Hi all, I apologize if this has already been discussed. 

I am heading to Dauphin Island in about a month. Can anyone give me pointers on how to locate shrimp, from shore? also, any tips on catching them... I have read a few things but nothing specific to this area. I am not sure what is legal... I went two years ago and did not catch anything but hermit crabs!!!

Any help is greatly appreciated!!


----------



## sharky300 (Jun 13, 2011)

anyone,,,,,,,anyone,,,,,,,


----------



## Pier#r (Oct 2, 2007)

If you're looking to catch 'eating shrimp' with a castnet you will likely be disappointed.

Catching bait shrimp is fairly easy in most of the canals along the causeway just before you get on the DI bridge.
Sometimes they are even in the backwaters of the island or even between the beach and 1st sandbar.

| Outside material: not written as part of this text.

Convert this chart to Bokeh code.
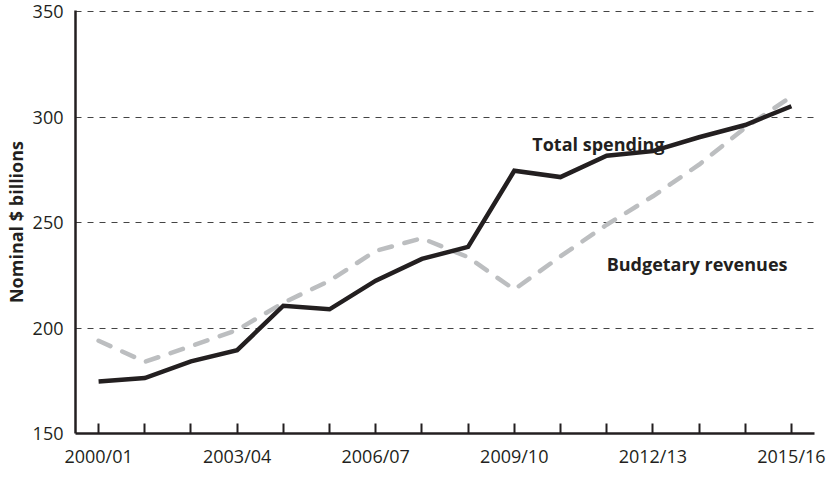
from bokeh.plotting import figure
from bokeh.models import FixedTicker, Range1d, Label
from bokeh.embed import file_html
from bokeh.resources import INLINE

years = ["2000/01", "2001/02", "2002/03", "2003/04", "2004/05", "2005/06",
         "2006/07", "2007/08", "2008/09", "2009/10", "2010/11", "2011/12",
         "2012/13", "2013/14", "2014/15", "2015/16"]
spending = [174.7, 176.3, 184.2, 189.5, 210.6, 208.9, 222.5, 232.8, 238.5,
            274.6, 271.6, 281.7, 283.9, 290.5, 296.3, 305.2]
revenues = [194.0, 184.0, 191.4, 199.1, 212.0, 222.4, 236.6, 242.6, 233.6,
            218.3, 234.0, 249.0, 262.5, 277.5, 295.0, 309.8]
labelled = ["2000/01", "2003/04", "2006/07", "2009/10", "2012/13", "2015/16"]
y_ticks = [150, 200, 250, 300, 350]

xs = list(range(len(years)))
FONT = "Open Sans"
INK = "#231f20"

p = figure(width=829, height=470, output_backend="svg", toolbar_location=None,
           x_range=Range1d(-0.5, len(years) - 0.5), y_range=Range1d(150, 350.6),
           min_border_left=66, min_border_right=15, min_border_top=10,
           min_border_bottom=20)
p.outline_line_color = None
p.background_fill_color = "white"

p.line(xs, revenues, line_color="#bcbec0", line_width=4.5, line_dash="13 13",
       line_cap="round")
p.line(xs, spending, line_color=INK, line_width=4.5, line_join="miter")

# axes
p.xaxis.ticker = FixedTicker(ticks=xs)
p.xaxis.major_label_overrides = {i: (y if y in labelled else "") for i, y in enumerate(years)}
p.xaxis.major_tick_in = 10
p.xaxis.major_tick_out = 0
p.xaxis.minor_tick_line_color = None
p.xaxis.major_tick_line_width = 2
p.xaxis.major_tick_line_color = INK
p.xaxis.axis_line_width = 2.5
p.xaxis.axis_line_color = INK
p.xaxis.major_label_standoff = 10
p.xaxis.major_label_text_line_height = 0.8
p.xaxis.major_label_text_font = FONT
p.xaxis.major_label_text_font_size = "18px"
p.xaxis.major_label_text_color = INK

p.yaxis.ticker = FixedTicker(ticks=y_ticks)
p.yaxis.major_tick_in = 0
p.yaxis.major_tick_out = 0
p.yaxis.minor_tick_line_color = None
p.yaxis.axis_line_width = 2.5
p.yaxis.axis_line_color = INK
p.yaxis.major_label_standoff = 12
p.yaxis.major_label_text_font = FONT
p.yaxis.major_label_text_font_size = "18px"
p.yaxis.major_label_text_color = INK
p.yaxis.axis_label = "Nominal $ billions"
p.yaxis.axis_label_text_font = FONT
p.yaxis.axis_label_text_font_style = "bold"
p.yaxis.axis_label_text_font_size = "18px"
p.yaxis.axis_label_text_color = INK
p.yaxis.axis_label_standoff = 2

p.xgrid.grid_line_color = None
p.ygrid.ticker = FixedTicker(ticks=[200, 250, 300, 350])
p.ygrid.grid_line_color = "#444444"
p.ygrid.grid_line_width = 1
p.ygrid.grid_line_dash = "6 6"

p.add_layout(Label(x=9.39, y=287.2, text="Total spending", text_font=FONT,
                   text_font_style="bold", text_font_size="18px",
                   text_color=INK, text_baseline="alphabetic"))
p.add_layout(Label(x=11.0, y=230.6, text="Budgetary revenues", text_font=FONT,
                   text_font_style="bold", text_font_size="18px",
                   text_color=INK, text_baseline="alphabetic"))

open("out.html", "w").write(file_html(p, INLINE))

But I've had my best luck with shrimp just going to Harry Jemison's ;-) LOL!

Hope this helps!


----------



## sharky300 (Jun 13, 2011)

Thanks Pier#r- I was hoping to get some "eating" shrimp but to tell you the truth... anything would be good. I threw that net for seven days straight and caught 1 mullet!!! I would just like to find something in the net when it comes back!!!

I also seem to do my best "shrimping" @ Jemison's :thumbup:

Thanks for the input!!!


----------